Synonyms and related terms

  • Synonyms: Transit protection, shipping protection, logistics protection, transport packaging protection.
  • Related: Dunnage; returnable or expendable packaging; VCI packaging; ESD-safe packaging; moisture barrier bag (MBB); desiccant and humidity indicator cards; shock/tilt/temperature indicators and data loggers; GPS trackers; surface protection film; peelable/transit coatings; corner/edge guards; shrink wrap, stretch hooding; blocking and bracing.

Typical materials and methods

  • Films and wraps: PE (LDPE/MDPE/HDPE), PP, and co-extruded barrier films (often with EVOH or PA), UV-stable and/or flame-retardant grades; blown or cast extrusion; pressure-sensitive surface-protection films engineered for controlled peel and clean release.
  • Adhesive systems and tapes: Acrylic, rubber, or silicone PSAs tuned for low-to-medium tack; foam/fabric-backed tapes for anti-chafe spacing.
  • Temporary protective coatings: Waterborne/solventborne peelable coatings (acrylic, polyurethane, rubber-based) applied by spray, dip, or roll; transit waxes/oils for ferrous and nonferrous metals removable by washing or solvent wipe.
  • ESD materials: Conductive/dissipative polymers (e.g., carbon-loaded PE/PP), pink antistatic and shielding bags (metalized films), conductive foams, and ESD-safe trays with grounding features.
  • Cushioning and structural dunnage: EPE, EPP, PU foams; cross-linked PE; corrugated plastics (PP) and paper honeycomb; thermoformed trays; molded pulp; CNC-cut or molded inserts; fabric slings and textile liners.
  • Rigid containers and racks: Injection-molded totes, foldable large containers (FLCs), steel/aluminum racks with soft-touch interfaces, and custom frames for heavy/large assemblies (e.g., battery packs) with anti-tip and shock isolation.
  • Weather and contamination shields: Breathable membranes, pallet hoods, tarpaulins with UV inhibitors, shrink and stretch hooding; salt-fog-resistant coverings for marine environments.
  • Indicators and monitoring: Shock/tilt indicators, temperature/humidity loggers, humidity indicator cards, seal-integrity devices, and location trackers to document handling conditions and enable root-cause analysis.
  • Advanced options: Multifunctional or nano-reinforced coatings and films that enhance scratch/abrasion/UV resistance of protected surfaces, indirectly reducing transit-induced defects.

Standards and compliance (typical references)

  • Packaging performance: ISTA 1–7 series; ASTM D4169 (distribution cycles).
  • Marking and handling: ISO 780 (pictorial marking for handling of goods).
  • Cleanliness: ISO 16232 (automotive component cleanliness), where applicable.
  • ESD: SAE J1639 for automotive electronics; industry ESD practices for packaging and handling.
  • Dangerous goods (lithium batteries and other regulated items): UN Manual of Tests and Criteria, Part III, sub-section 38.3; ADR/IMDG/IATA DGR as applicable to mode of transport.

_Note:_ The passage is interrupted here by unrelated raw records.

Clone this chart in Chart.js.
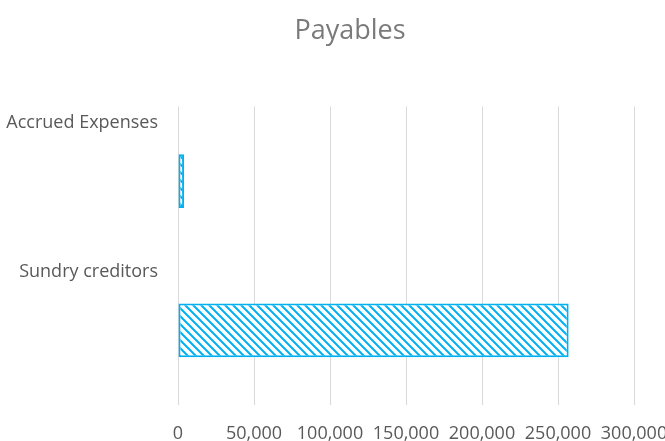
<!DOCTYPE html>
<html>
<head>
<meta charset="utf-8">
<script src="https://cdn.jsdelivr.net/npm/chart.js@4"></script>
<style>
  html, body { margin: 0; padding: 0; background: #fff; }
  #wrap { width: 665px; height: 441px; }
</style>
</head>
<body>
<div id="wrap"><canvas id="payablesChart"></canvas></div>
<script>
const categories = ["Accrued Expenses", "Sundry creditors"]
const payables = [4000, 257000]
const xMin = 0
const xMax = 300000
const xStep = 50000

const font = "'Open Sans', sans-serif"

// diagonal hatch like the Excel pattern fill
function hatch(color) {
  const tile = document.createElement("canvas")
  tile.width = 8
  tile.height = 8
  const c = tile.getContext("2d")
  c.fillStyle = "#fff"
  c.fillRect(0, 0, 8, 8)
  c.strokeStyle = color
  c.lineWidth = 2
  c.beginPath()
  c.moveTo(-2, -2)
  c.lineTo(10, 10)
  c.moveTo(-10, -2)
  c.lineTo(2, 10)
  c.moveTo(6, -2)
  c.lineTo(18, 10)
  c.stroke()
  return c.createPattern(tile, "repeat")
}

const canvas = document.getElementById("payablesChart")

new Chart(canvas, {
  type: "bar",
  data: {
    labels: categories,
    datasets: [
      {
        label: "Payables",
        data: payables,
        backgroundColor: hatch("#00B0F0"),
        borderColor: "#00B0F0",
        borderWidth: 2,
        borderSkipped: false,
        barPercentage: 0.36,
        categoryPercentage: 1
      }
    ]
  },
  options: {
    indexAxis: "y",
    responsive: true,
    maintainAspectRatio: false,
    animation: false,
    layout: {
      // negative right padding widens the title box so "Payables" sits where Excel put it;
      // the x axis padding below keeps the plot's right edge at 300,000
      padding: { top: 15, right: -35, bottom: 0, left: 0 }
    },
    plugins: {
      legend: { display: false },
      tooltip: { enabled: false },
      title: {
        display: true,
        text: "Payables",
        color: "#7a7a7a",
        font: { family: font, size: 27, weight: "normal" },
        padding: { top: 0, bottom: 59 }
      }
    },
    scales: {
      x: {
        min: xMin,
        max: xMax,
        border: { display: false },
        grid: { color: "#d9d9d9", drawTicks: false },
        ticks: {
          stepSize: xStep,
          padding: 18,
          color: "#595959",
          font: { family: font, size: 18 },
          callback: (v) => v.toLocaleString("en-US")
        },
        afterFit: (scale) => {
          scale.height = 36
          scale.paddingLeft = 0
          scale.paddingRight = 31
        }
      },
      y: {
        border: { display: false },
        grid: { display: false, drawTicks: false },
        ticks: {
          padding: 20,
          color: "#595959",
          font: { family: font, size: 18, lineHeight: 19.4 / 18 },
          // Excel puts the category text well above its bar
          callback: function (value) {
            return [this.getLabelForValue(value), "", "", "", "", "", ""]
          }
        },
        afterFit: (scale) => {
          scale.width = 178
          scale.paddingTop = 0
          scale.paddingBottom = 0
        }
      }
    }
  }
})
</script>
</body>
</html>
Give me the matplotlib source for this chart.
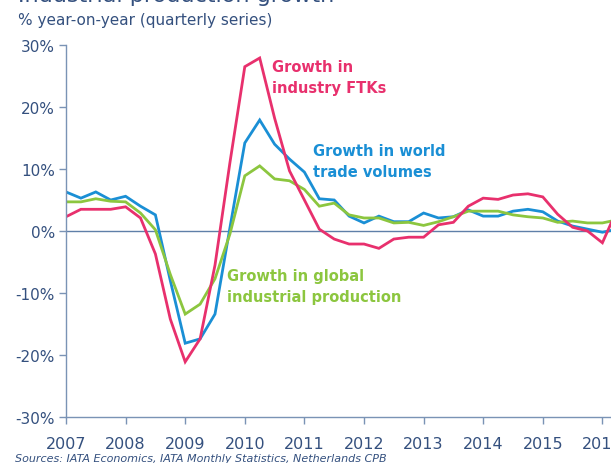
import matplotlib
matplotlib.use("Agg")
import matplotlib.pyplot as plt
import numpy as np

# Quarterly series starting 2007 Q1
quarters = np.arange(38) * 0.25 + 2007.0
ftk_growth = [2.3, 3.5, 3.5, 3.5, 3.9, 2.1, -3.7, -14.2, -21.1, -17.4, -5.5, 11.0,
              26.5, 27.9, 18.2, 9.7, 5.0, 0.3, -1.3, -2.1, -2.1, -2.8, -1.3, -1.0,
              -1.0, 1.0, 1.4, 4.0, 5.3, 5.1, 5.8, 6.0, 5.5, 2.7, 0.6, 0.0, -1.9, 3.5]
trade_growth = [6.3, 5.3, 6.3, 5.0, 5.6, 4.0, 2.6, -8.0, -18.1, -17.4, -13.4, 0.5,
                14.2, 17.9, 14.0, 11.6, 9.5, 5.2, 5.0, 2.4, 1.3, 2.4, 1.5, 1.5,
                2.9, 2.1, 2.3, 3.4, 2.4, 2.4, 3.2, 3.5, 3.1, 1.6, 0.8, 0.3, -0.2, 0.3]
ip_growth = [4.7, 4.7, 5.2, 4.8, 4.7, 2.9, 0.2, -7.0, -13.4, -11.8, -7.7, -0.5,
             8.9, 10.5, 8.4, 8.1, 6.7, 4.0, 4.5, 2.6, 2.1, 2.1, 1.3, 1.4,
             0.9, 1.5, 2.3, 3.2, 3.2, 3.2, 2.6, 2.3, 2.1, 1.4, 1.6, 1.3, 1.3, 1.8]

years = list(range(2007, 2017))
year_labels = [str(y) for y in years]
y_ticks = [-30, -20, -10, 0, 10, 20, 30]
y_labels = [f"{v}%" for v in y_ticks]

PINK = "#E8306D"
BLUE = "#1A8FD5"
GREEN = "#8CC63F"
TEXT = "#34507E"
AXIS = "#7A93B5"

W, H = 611, 464
fig = plt.figure(figsize=(W / 100, H / 100), dpi=100)
ax = fig.add_axes([66 / W, 1 - 418 / H, 1 - 66 / W, (418 - 46) / H])

ax.plot(quarters, trade_growth, color=BLUE, lw=2.0, solid_joinstyle="miter")
ax.plot(quarters, ip_growth, color=GREEN, lw=2.0, solid_joinstyle="miter")
ax.plot(quarters, ftk_growth, color=PINK, lw=2.0, solid_joinstyle="miter")

ax.axhline(0, color="#5F7FA8", lw=1.0, zorder=1)

ax.set_xlim(2007.0, 2007.0 + (W - 66) / 59.6)
ax.set_ylim(-30, 30)
ax.set_xticks(years)
ax.set_xticklabels(year_labels)
ax.set_yticks(y_ticks)
ax.set_yticklabels(y_labels)

for s in ["top", "right"]:
    ax.spines[s].set_visible(False)
for s in ["left", "bottom"]:
    ax.spines[s].set_color(AXIS)
    ax.spines[s].set_linewidth(1.0)
ax.tick_params(axis="both", colors=AXIS, labelcolor=TEXT, length=5, width=1.0,
               direction="out")
ax.tick_params(axis="x", labelsize=11.5, pad=9)
ax.tick_params(axis="y", labelsize=11, pad=3)
ax.patch.set_alpha(0)

def fx(px):
    return px / W

def fy(py):
    return 1 - py / H

# Title is mostly cropped off at the top in the reference
fig.text(fx(18), fy(1.5), "Industrial production growth", fontsize=16, color=TEXT,
         va="baseline", ha="left")
fig.text(fx(18), fy(20), "% year-on-year (quarterly series)", fontsize=11,
         color=TEXT, va="center", ha="left")
fig.text(fx(15), fy(459), "Sources: IATA Economics, IATA Monthly Statistics, Netherlands CPB",
         fontsize=8, style="italic", color=TEXT, va="center", ha="left")

fig.text(fx(272), fy(78), "Growth in\nindustry FTKs", fontsize=10.5, fontweight="bold",
         color=PINK, va="center", ha="left", linespacing=1.45)
fig.text(fx(313), fy(162), "Growth in world\ntrade volumes", fontsize=10.5, fontweight="bold",
         color=BLUE, va="center", ha="left", linespacing=1.45)
fig.text(fx(227), fy(287), "Growth in global\nindustrial production", fontsize=10.5,
         fontweight="bold", color=GREEN, va="center", ha="left", linespacing=1.45)

fig.savefig("out.png", dpi=100)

Sustainability considerations

  • Returnable/closed-loop packaging and racks with replaceable wear surfaces.
  • Mono-material designs to improve recyclability; elimination or reduction of PVC where feasible.
  • Recycled-content polymers and right-weighted packaging to reduce mass and emissions.
  • Design-for-disassembly of packaging kits and ease-of-cleaning for reuse.
  • Data-driven optimization (damage data, sensor logs) to balance protection level, cost, and environmental impact.